Feb 14, 2008 18:22 EST

The Bush administration asked the Supreme Court on Thursday to limit judges' authority to scrutinize evidence against detainees at Guantanamo Bay.

The administration said the court could still add the issue to its calendar this year and hear arguments in a rare May session, then render a decision by late June.

The case is linked to another dispute already at the high court in which detainees are asking the justices to rule that they can use the U.S. civilian courts to challenge their indefinite imprisonment.

Another option for the court is to take no action on the new case until it decides on the extent of the detainees' legal rights.

In the new case, the administration is asking the court to undo a federal appeals court ruling that broadens its authority to look at evidence about whether detainees have been properly characterized as enemy combatants.

A three-judge panel of the U.S. Court of Appeals for the District of Columbia Circuit initially ruled on the case in July. The full court refused in early February, in a 5-5 split, to reconsider that ruling. It takes a majority of the court to reconsider a panel decision.

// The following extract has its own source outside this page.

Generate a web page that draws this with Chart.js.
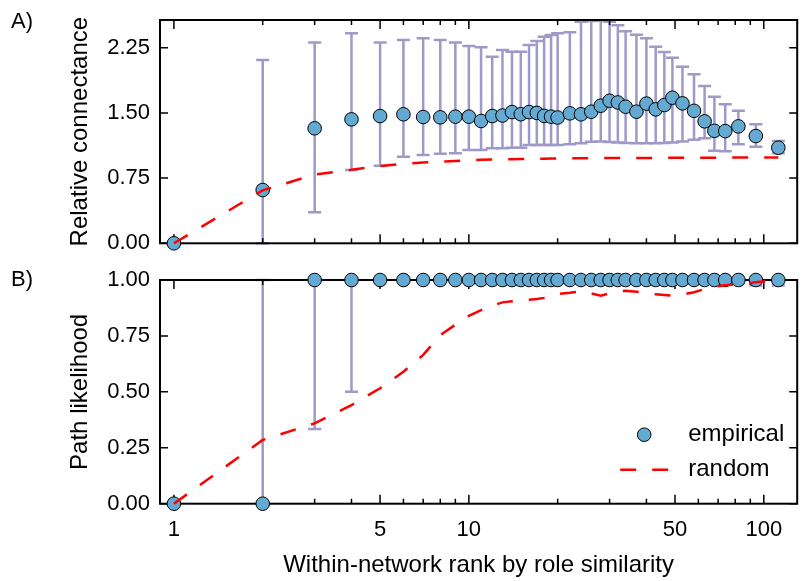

The ruling held that, when Guantanamo Bay detainees challenge their status as "enemy combatants," judges must review all the evidence, not just the evidence the military chooses.

The administration said the decision jeopardizes national security.

At the Guantanamo hearings, detainees are not allowed to have lawyers present and the Pentagon decides what evidence to present. And unlike in criminal trials, the government is not obligated to turn over evidence that the defendant might be innocent.

If the military reviewers designate a prisoner as an enemy combatant, the prisoner can challenge that decision before the appeals court in Washington. The administration wants the appeals court to look at only the evidence considered by the Pentagon panel that decided the detainee is an enemy combatant.

A decision to hear the new case could come as early as Tuesday.

The case is Gates v. Bismullah, 07-1054.